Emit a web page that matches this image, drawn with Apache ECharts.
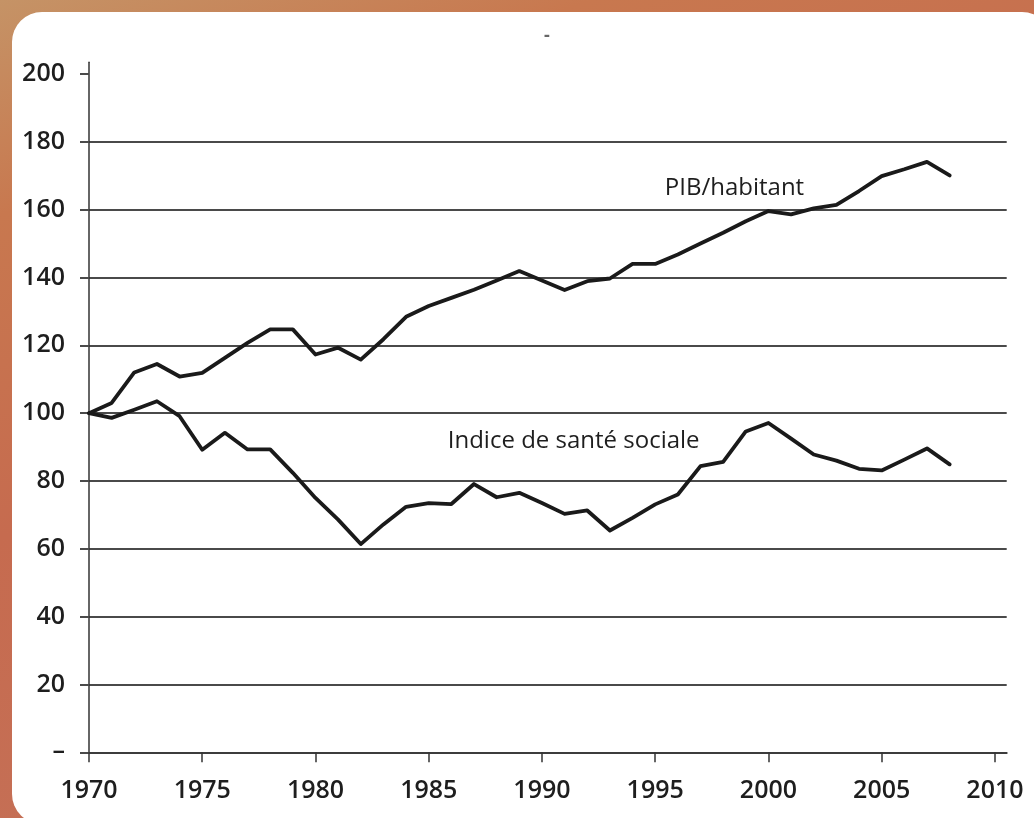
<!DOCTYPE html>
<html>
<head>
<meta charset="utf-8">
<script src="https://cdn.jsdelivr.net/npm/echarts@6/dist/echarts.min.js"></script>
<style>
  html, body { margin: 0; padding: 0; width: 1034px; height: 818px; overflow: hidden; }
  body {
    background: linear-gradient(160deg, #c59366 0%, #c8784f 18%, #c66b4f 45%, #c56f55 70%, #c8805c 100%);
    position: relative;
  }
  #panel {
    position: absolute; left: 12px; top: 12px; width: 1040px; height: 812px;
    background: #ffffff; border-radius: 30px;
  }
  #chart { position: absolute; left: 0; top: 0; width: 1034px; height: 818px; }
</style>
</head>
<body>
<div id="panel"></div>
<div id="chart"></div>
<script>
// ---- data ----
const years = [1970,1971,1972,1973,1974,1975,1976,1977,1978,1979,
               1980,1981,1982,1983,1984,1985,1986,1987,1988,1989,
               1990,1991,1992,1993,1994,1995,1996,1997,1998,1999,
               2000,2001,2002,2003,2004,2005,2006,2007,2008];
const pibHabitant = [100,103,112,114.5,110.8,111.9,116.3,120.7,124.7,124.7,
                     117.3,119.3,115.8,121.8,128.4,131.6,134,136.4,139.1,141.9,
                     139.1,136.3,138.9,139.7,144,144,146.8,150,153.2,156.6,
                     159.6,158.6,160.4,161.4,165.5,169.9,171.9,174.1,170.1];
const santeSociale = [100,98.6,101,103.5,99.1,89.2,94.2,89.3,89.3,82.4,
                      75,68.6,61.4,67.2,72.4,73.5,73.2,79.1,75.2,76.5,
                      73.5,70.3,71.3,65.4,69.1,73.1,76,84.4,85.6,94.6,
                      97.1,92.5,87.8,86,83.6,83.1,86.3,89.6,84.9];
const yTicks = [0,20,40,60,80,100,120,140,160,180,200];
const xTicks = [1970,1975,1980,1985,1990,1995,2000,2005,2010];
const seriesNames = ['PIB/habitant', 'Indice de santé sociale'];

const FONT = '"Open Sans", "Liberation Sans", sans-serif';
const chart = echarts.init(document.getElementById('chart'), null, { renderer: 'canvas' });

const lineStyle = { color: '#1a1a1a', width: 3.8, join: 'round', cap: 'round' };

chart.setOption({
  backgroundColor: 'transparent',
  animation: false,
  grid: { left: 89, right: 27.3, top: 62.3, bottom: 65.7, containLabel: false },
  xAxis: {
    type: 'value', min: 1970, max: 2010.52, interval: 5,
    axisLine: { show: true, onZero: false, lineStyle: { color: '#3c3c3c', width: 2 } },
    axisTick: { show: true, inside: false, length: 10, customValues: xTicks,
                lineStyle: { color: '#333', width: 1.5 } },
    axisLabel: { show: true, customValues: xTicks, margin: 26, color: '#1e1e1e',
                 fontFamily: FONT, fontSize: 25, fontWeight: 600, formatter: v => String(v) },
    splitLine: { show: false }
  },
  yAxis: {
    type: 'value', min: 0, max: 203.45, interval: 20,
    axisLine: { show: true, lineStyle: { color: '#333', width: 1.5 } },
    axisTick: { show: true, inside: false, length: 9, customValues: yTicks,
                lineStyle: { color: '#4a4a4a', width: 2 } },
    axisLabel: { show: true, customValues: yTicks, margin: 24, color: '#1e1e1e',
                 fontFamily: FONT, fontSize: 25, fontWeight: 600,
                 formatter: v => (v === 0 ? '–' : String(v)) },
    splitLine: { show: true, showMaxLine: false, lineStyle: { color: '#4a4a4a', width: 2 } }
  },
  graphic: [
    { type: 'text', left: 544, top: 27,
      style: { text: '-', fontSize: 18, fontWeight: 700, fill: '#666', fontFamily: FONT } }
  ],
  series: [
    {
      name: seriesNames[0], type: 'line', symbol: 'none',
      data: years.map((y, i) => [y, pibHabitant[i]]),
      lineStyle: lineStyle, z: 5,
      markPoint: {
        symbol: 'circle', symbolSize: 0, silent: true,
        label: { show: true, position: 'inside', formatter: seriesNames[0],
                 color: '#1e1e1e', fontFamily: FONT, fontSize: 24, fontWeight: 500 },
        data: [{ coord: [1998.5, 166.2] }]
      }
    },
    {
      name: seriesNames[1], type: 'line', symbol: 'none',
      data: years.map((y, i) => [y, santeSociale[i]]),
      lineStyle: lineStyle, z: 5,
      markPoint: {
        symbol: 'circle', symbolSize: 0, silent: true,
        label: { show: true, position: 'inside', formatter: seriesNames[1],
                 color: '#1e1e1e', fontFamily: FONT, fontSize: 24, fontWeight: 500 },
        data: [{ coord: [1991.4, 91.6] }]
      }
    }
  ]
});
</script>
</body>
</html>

== YOUR GOAL ==
Transcribe all the data word for word; the images stay out.

== SOLUTION FOR THIS EXERCISE ==
Emit a web page that matches this image, drawn with Apache ECharts.
<!DOCTYPE html>
<html>
<head>
<meta charset="utf-8">
<script src="https://cdn.jsdelivr.net/npm/echarts@6/dist/echarts.min.js"></script>
<style>
  html, body { margin: 0; padding: 0; width: 1034px; height: 818px; overflow: hidden; }
  body {
    background: linear-gradient(160deg, #c59366 0%, #c8784f 18%, #c66b4f 45%, #c56f55 70%, #c8805c 100%);
    position: relative;
  }
  #panel {
    position: absolute; left: 12px; top: 12px; width: 1040px; height: 812px;
    background: #ffffff; border-radius: 30px;
  }
  #chart { position: absolute; left: 0; top: 0; width: 1034px; height: 818px; }
</style>
</head>
<body>
<div id="panel"></div>
<div id="chart"></div>
<script>
// ---- data ----
const years = [1970,1971,1972,1973,1974,1975,1976,1977,1978,1979,
               1980,1981,1982,1983,1984,1985,1986,1987,1988,1989,
               1990,1991,1992,1993,1994,1995,1996,1997,1998,1999,
               2000,2001,2002,2003,2004,2005,2006,2007,2008];
const pibHabitant = [100,103,112,114.5,110.8,111.9,116.3,120.7,124.7,124.7,
                     117.3,119.3,115.8,121.8,128.4,131.6,134,136.4,139.1,141.9,
                     139.1,136.3,138.9,139.7,144,144,146.8,150,153.2,156.6,
                     159.6,158.6,160.4,161.4,165.5,169.9,171.9,174.1,170.1];
const santeSociale = [100,98.6,101,103.5,99.1,89.2,94.2,89.3,89.3,82.4,
                      75,68.6,61.4,67.2,72.4,73.5,73.2,79.1,75.2,76.5,
                      73.5,70.3,71.3,65.4,69.1,73.1,76,84.4,85.6,94.6,
                      97.1,92.5,87.8,86,83.6,83.1,86.3,89.6,84.9];
const yTicks = [0,20,40,60,80,100,120,140,160,180,200];
const xTicks = [1970,1975,1980,1985,1990,1995,2000,2005,2010];
const seriesNames = ['PIB/habitant', 'Indice de santé sociale'];

const FONT = '"Open Sans", "Liberation Sans", sans-serif';
const chart = echarts.init(document.getElementById('chart'), null, { renderer: 'canvas' });

const lineStyle = { color: '#1a1a1a', width: 3.8, join: 'round', cap: 'round' };

chart.setOption({
  backgroundColor: 'transparent',
  animation: false,
  grid: { left: 89, right: 27.3, top: 62.3, bottom: 65.7, containLabel: false },
  xAxis: {
    type: 'value', min: 1970, max: 2010.52, interval: 5,
    axisLine: { show: true, onZero: false, lineStyle: { color: '#3c3c3c', width: 2 } },
    axisTick: { show: true, inside: false, length: 10, customValues: xTicks,
                lineStyle: { color: '#333', width: 1.5 } },
    axisLabel: { show: true, customValues: xTicks, margin: 26, color: '#1e1e1e',
                 fontFamily: FONT, fontSize: 25, fontWeight: 600, formatter: v => String(v) },
    splitLine: { show: false }
  },
  yAxis: {
    type: 'value', min: 0, max: 203.45, interval: 20,
    axisLine: { show: true, lineStyle: { color: '#333', width: 1.5 } },
    axisTick: { show: true, inside: false, length: 9, customValues: yTicks,
                lineStyle: { color: '#4a4a4a', width: 2 } },
    axisLabel: { show: true, customValues: yTicks, margin: 24, color: '#1e1e1e',
                 fontFamily: FONT, fontSize: 25, fontWeight: 600,
                 formatter: v => (v === 0 ? '–' : String(v)) },
    splitLine: { show: true, showMaxLine: false, lineStyle: { color: '#4a4a4a', width: 2 } }
  },
  graphic: [
    { type: 'text', left: 544, top: 27,
      style: { text: '-', fontSize: 18, fontWeight: 700, fill: '#666', fontFamily: FONT } }
  ],
  series: [
    {
      name: seriesNames[0], type: 'line', symbol: 'none',
      data: years.map((y, i) => [y, pibHabitant[i]]),
      lineStyle: lineStyle, z: 5,
      markPoint: {
        symbol: 'circle', symbolSize: 0, silent: true,
        label: { show: true, position: 'inside', formatter: seriesNames[0],
                 color: '#1e1e1e', fontFamily: FONT, fontSize: 24, fontWeight: 500 },
        data: [{ coord: [1998.5, 166.2] }]
      }
    },
    {
      name: seriesNames[1], type: 'line', symbol: 'none',
      data: years.map((y, i) => [y, santeSociale[i]]),
      lineStyle: lineStyle, z: 5,
      markPoint: {
        symbol: 'circle', symbolSize: 0, silent: true,
        label: { show: true, position: 'inside', formatter: seriesNames[1],
                 color: '#1e1e1e', fontFamily: FONT, fontSize: 24, fontWeight: 500 },
        data: [{ coord: [1991.4, 91.6] }]
      }
    }
  ]
});
</script>
</body>
</html>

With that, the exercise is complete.